Waves - Light

A ray of light travels from air into a glass block with a refractive index of $1.52$. If the angle of incidence is $45^\circ$, calculate the angle of refraction.

Using Snell's Law: $n_1 \sin \theta_1 = n_2 \sin \theta_2$. Given $n_1 = 1.0$ (air), $\theta_1 = 45^\circ$, and $n_2 = 1.52$. $1.0 \times \sin(45^\circ) = 1.52 \times \sin(r)$ $\sin r = \frac{0.7071}{1.52} \approx 0.4652$ $r = \arcsin(0.4652) \approx 27.7^\circ$

Light slows down as it enters the denser glass medium, causing the ray to bend toward the normal, resulting in an angle of refraction smaller than the angle of incidence.
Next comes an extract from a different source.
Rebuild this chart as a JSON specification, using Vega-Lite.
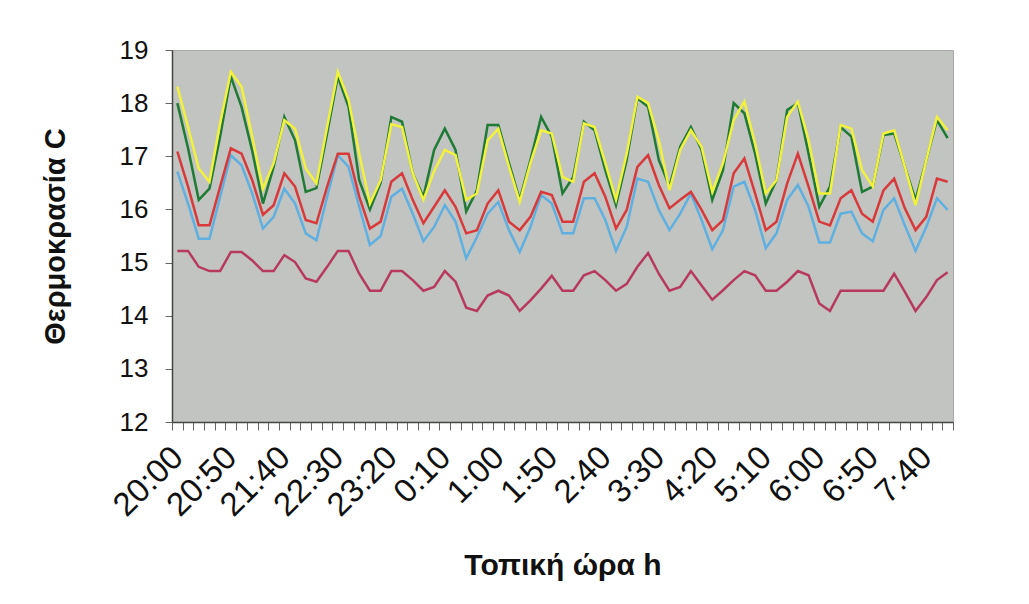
{
  "$schema": "https://vega.github.io/schema/vega-lite/v6.json",
  "width": 781,
  "height": 372,
  "autosize": "none",
  "padding": {"left": 172, "top": 50, "right": 76, "bottom": 182},
  "background": "white",
  "config": {
    "font": "Liberation Sans",
    "view": {"fill": "#c2c4c1", "stroke": "#a8a8a8", "strokeWidth": 1}
  },
  "data": {
    "values": [
      {"t": "20:00", "G": 18.0, "Y": 18.31, "R": 17.09, "B": 16.71, "M": 15.22},
      {"t": "20:10", "G": 17.15, "Y": 17.55, "R": 16.43, "B": 16.11, "M": 15.22},
      {"t": "20:20", "G": 16.18, "Y": 16.77, "R": 15.7, "B": 15.45, "M": 14.92},
      {"t": "20:30", "G": 16.39, "Y": 16.52, "R": 15.7, "B": 15.45, "M": 14.84},
      {"t": "20:40", "G": 17.37, "Y": 17.62, "R": 16.43, "B": 16.24, "M": 14.84},
      {"t": "20:50", "G": 18.5, "Y": 18.59, "R": 17.15, "B": 17.02, "M": 15.2},
      {"t": "21:00", "G": 17.93, "Y": 18.31, "R": 17.05, "B": 16.83, "M": 15.2},
      {"t": "21:10", "G": 17.1, "Y": 17.37, "R": 16.55, "B": 16.3, "M": 15.04},
      {"t": "21:20", "G": 16.11, "Y": 16.39, "R": 15.9, "B": 15.64, "M": 14.84},
      {"t": "21:30", "G": 16.8, "Y": 16.87, "R": 16.08, "B": 15.86, "M": 14.84},
      {"t": "21:40", "G": 17.74, "Y": 17.68, "R": 16.68, "B": 16.39, "M": 15.14},
      {"t": "21:50", "G": 17.3, "Y": 17.52, "R": 16.43, "B": 16.11, "M": 15.01},
      {"t": "22:00", "G": 16.33, "Y": 16.77, "R": 15.8, "B": 15.55, "M": 14.7},
      {"t": "22:10", "G": 16.4, "Y": 16.49, "R": 15.74, "B": 15.42, "M": 14.64},
      {"t": "22:20", "G": 17.43, "Y": 17.55, "R": 16.43, "B": 16.24, "M": 14.92},
      {"t": "22:30", "G": 18.5, "Y": 18.59, "R": 17.05, "B": 17.02, "M": 15.22},
      {"t": "22:40", "G": 17.93, "Y": 18.06, "R": 17.05, "B": 16.8, "M": 15.22},
      {"t": "22:50", "G": 16.55, "Y": 17.05, "R": 16.24, "B": 16.05, "M": 14.79},
      {"t": "23:00", "G": 16.0, "Y": 16.11, "R": 15.64, "B": 15.33, "M": 14.47},
      {"t": "23:10", "G": 16.5, "Y": 16.55, "R": 15.77, "B": 15.5, "M": 14.47},
      {"t": "23:20", "G": 17.74, "Y": 17.6, "R": 16.52, "B": 16.24, "M": 14.84},
      {"t": "23:30", "G": 17.65, "Y": 17.55, "R": 16.68, "B": 16.39, "M": 14.84},
      {"t": "23:40", "G": 16.68, "Y": 16.68, "R": 16.18, "B": 15.92, "M": 14.67},
      {"t": "23:50", "G": 16.24, "Y": 16.18, "R": 15.74, "B": 15.4, "M": 14.47},
      {"t": "0:00", "G": 17.12, "Y": 16.72, "R": 16.05, "B": 15.67, "M": 14.54},
      {"t": "0:10", "G": 17.52, "Y": 17.12, "R": 16.36, "B": 16.08, "M": 14.84},
      {"t": "0:20", "G": 17.12, "Y": 17.02, "R": 16.05, "B": 15.77, "M": 14.64},
      {"t": "0:30", "G": 15.96, "Y": 16.18, "R": 15.55, "B": 15.08, "M": 14.15},
      {"t": "0:40", "G": 16.36, "Y": 16.3, "R": 15.61, "B": 15.48, "M": 14.09},
      {"t": "0:50", "G": 17.59, "Y": 17.3, "R": 16.11, "B": 15.92, "M": 14.38},
      {"t": "1:00", "G": 17.59, "Y": 17.52, "R": 16.36, "B": 16.14, "M": 14.47},
      {"t": "1:10", "G": 16.87, "Y": 16.8, "R": 15.77, "B": 15.61, "M": 14.38},
      {"t": "1:20", "G": 16.18, "Y": 16.14, "R": 15.61, "B": 15.2, "M": 14.09},
      {"t": "1:30", "G": 16.93, "Y": 16.87, "R": 15.86, "B": 15.67, "M": 14.29},
      {"t": "1:40", "G": 17.74, "Y": 17.49, "R": 16.33, "B": 16.27, "M": 14.51},
      {"t": "1:50", "G": 17.37, "Y": 17.43, "R": 16.27, "B": 16.11, "M": 14.75},
      {"t": "2:00", "G": 16.3, "Y": 16.61, "R": 15.77, "B": 15.55, "M": 14.47},
      {"t": "2:10", "G": 16.61, "Y": 16.52, "R": 15.77, "B": 15.55, "M": 14.47},
      {"t": "2:20", "G": 17.65, "Y": 17.62, "R": 16.52, "B": 16.21, "M": 14.76},
      {"t": "2:30", "G": 17.49, "Y": 17.55, "R": 16.68, "B": 16.21, "M": 14.84},
      {"t": "2:40", "G": 16.74, "Y": 16.87, "R": 16.24, "B": 15.8, "M": 14.67},
      {"t": "2:50", "G": 16.08, "Y": 16.18, "R": 15.64, "B": 15.22, "M": 14.47},
      {"t": "3:00", "G": 16.93, "Y": 17.05, "R": 15.99, "B": 15.67, "M": 14.6},
      {"t": "3:10", "G": 18.09, "Y": 18.12, "R": 16.8, "B": 16.58, "M": 14.92},
      {"t": "3:20", "G": 17.93, "Y": 18.0, "R": 17.02, "B": 16.52, "M": 15.18},
      {"t": "3:30", "G": 16.93, "Y": 17.3, "R": 16.46, "B": 15.99, "M": 14.79},
      {"t": "3:40", "G": 16.43, "Y": 16.36, "R": 16.02, "B": 15.61, "M": 14.47},
      {"t": "3:50", "G": 17.18, "Y": 17.12, "R": 16.18, "B": 15.92, "M": 14.54},
      {"t": "4:00", "G": 17.55, "Y": 17.49, "R": 16.33, "B": 16.3, "M": 14.84},
      {"t": "4:10", "G": 17.12, "Y": 17.18, "R": 15.99, "B": 15.8, "M": 14.57},
      {"t": "4:20", "G": 16.18, "Y": 16.33, "R": 15.61, "B": 15.25, "M": 14.3},
      {"t": "4:30", "G": 16.74, "Y": 16.87, "R": 15.8, "B": 15.61, "M": 14.48},
      {"t": "4:40", "G": 18.0, "Y": 17.68, "R": 16.68, "B": 16.43, "M": 14.67},
      {"t": "4:50", "G": 17.81, "Y": 18.03, "R": 16.96, "B": 16.52, "M": 14.84},
      {"t": "5:00", "G": 17.05, "Y": 17.24, "R": 16.3, "B": 15.99, "M": 14.76},
      {"t": "5:10", "G": 16.11, "Y": 16.3, "R": 15.61, "B": 15.27, "M": 14.47},
      {"t": "5:20", "G": 16.55, "Y": 16.55, "R": 15.77, "B": 15.55, "M": 14.47},
      {"t": "5:30", "G": 17.87, "Y": 17.74, "R": 16.49, "B": 16.18, "M": 14.64},
      {"t": "5:40", "G": 18.0, "Y": 18.03, "R": 17.05, "B": 16.46, "M": 14.84},
      {"t": "5:50", "G": 17.05, "Y": 17.3, "R": 16.43, "B": 16.05, "M": 14.76},
      {"t": "6:00", "G": 16.05, "Y": 16.3, "R": 15.77, "B": 15.38, "M": 14.23},
      {"t": "6:10", "G": 16.43, "Y": 16.3, "R": 15.7, "B": 15.38, "M": 14.09},
      {"t": "6:20", "G": 17.55, "Y": 17.59, "R": 16.21, "B": 15.92, "M": 14.47},
      {"t": "6:30", "G": 17.37, "Y": 17.52, "R": 16.36, "B": 15.96, "M": 14.47},
      {"t": "6:40", "G": 16.33, "Y": 16.74, "R": 15.92, "B": 15.55, "M": 14.47},
      {"t": "6:50", "G": 16.43, "Y": 16.43, "R": 15.77, "B": 15.4, "M": 14.47},
      {"t": "7:00", "G": 17.4, "Y": 17.43, "R": 16.36, "B": 15.99, "M": 14.47},
      {"t": "7:10", "G": 17.43, "Y": 17.49, "R": 16.58, "B": 16.21, "M": 14.79},
      {"t": "7:20", "G": 16.8, "Y": 16.8, "R": 16.02, "B": 15.7, "M": 14.45},
      {"t": "7:30", "G": 16.18, "Y": 16.08, "R": 15.61, "B": 15.22, "M": 14.09},
      {"t": "7:40", "G": 16.93, "Y": 16.93, "R": 15.86, "B": 15.67, "M": 14.35},
      {"t": "7:50", "G": 17.68, "Y": 17.74, "R": 16.58, "B": 16.21, "M": 14.67},
      {"t": "8:00", "G": 17.34, "Y": 17.49, "R": 16.52, "B": 15.99, "M": 14.82}
    ]
  },
  "transform": [{"fold": ["M", "B", "R", "G", "Y"], "as": ["series", "value"]}],
  "mark": {"type": "line", "strokeWidth": 2.5, "strokeJoin": "miter"},
  "encoding": {
    "x": {
      "field": "t",
      "type": "ordinal",
      "sort": null,
      "bandPosition": 0.5,
      "scale": {"type": "band", "paddingInner": 0, "paddingOuter": 0},
      "axis": {
        "title": "Τοπική ώρα h",
        "titleFont": "Liberation Sans",
        "titleFontSize": 30,
        "titleFontWeight": "bold",
        "titleColor": "#111",
        "titlePadding": 28,
        "labelFontSize": 33,
        "labelColor": "#111",
        "labelAngle": -45,
        "labelAlign": "right",
        "labelBaseline": "middle",
        "labelPadding": 22,
        "labelOverlap": false,
        "labelExpr": "indexof(['20:00','20:50','21:40','22:30','23:20','0:10','1:00','1:50','2:40','3:30','4:20','5:10','6:00','6:50','7:40'], datum.value) >= 0 ? datum.value : ''",
        "tickBand": "extent",
        "tickSize": 8,
        "tickColor": "#666",
        "domainColor": "#444",
        "domainWidth": 1.5,
        "grid": false
      }
    },
    "y": {
      "field": "value",
      "type": "quantitative",
      "scale": {"domain": [12, 19], "nice": false, "zero": false},
      "axis": {
        "title": "Θερμοκρασία C",
        "titleFont": "Liberation Sans",
        "titleFontSize": 29,
        "titleFontWeight": "bold",
        "titleColor": "#111",
        "titlePadding": 49,
        "values": [12, 13, 14, 15, 16, 17, 18, 19],
        "labelFontSize": 26,
        "labelColor": "#111",
        "labelPadding": 17,
        "tickSize": 7,
        "tickColor": "#666",
        "domainColor": "#444",
        "domainWidth": 1.5,
        "grid": false
      }
    },
    "color": {
      "field": "series",
      "type": "nominal",
      "sort": ["M", "B", "R", "G", "Y"],
      "scale": {"domain": ["M", "B", "R", "G", "Y"], "range": ["#b73a5e", "#5fb0e0", "#d8393a", "#1f7a35", "#f2f23c"]},
      "legend": null
    }
  }
}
Calculate the critical angle $c$ for a diamond-air boundary if the refractive index of diamond is $2.42$.

Using the formula $\sin c = \frac{1}{n}$: $\sin c = \frac{1}{2.42} \approx 0.4132$ $c = \arcsin(0.4132) \approx 24.4^\circ$

The critical angle is the threshold above which light is entirely reflected back into the diamond. A lower critical angle means light is more likely to be trapped and reflected, contributing to the 'sparkle' of a diamond.

An object is placed $12\text{ cm}$ from a converging lens with a focal length of $8\text{ cm}$. Determine the image distance $v$ and its nature.

Using the lens formula: $\frac{1}{f} = \frac{1}{u} + \frac{1}{v}$. Given $f = 8\text{ cm}$ and $u = 12\text{ cm}$. $\frac{1}{8} = \frac{1}{12} + \frac{1}{v}$ $\frac{1}{v} = \frac{1}{8} - \frac{1}{12} = \frac{3-2}{24} = \frac{1}{24}$ $v = 24\text{ cm}$ Since $v$ is positive, the image is real.

Because the object is placed beyond the focal point ($u > f$), the lens forms a real, inverted image on the opposite side of the lens. The magnification would be $m = \frac{24}{12} = 2$.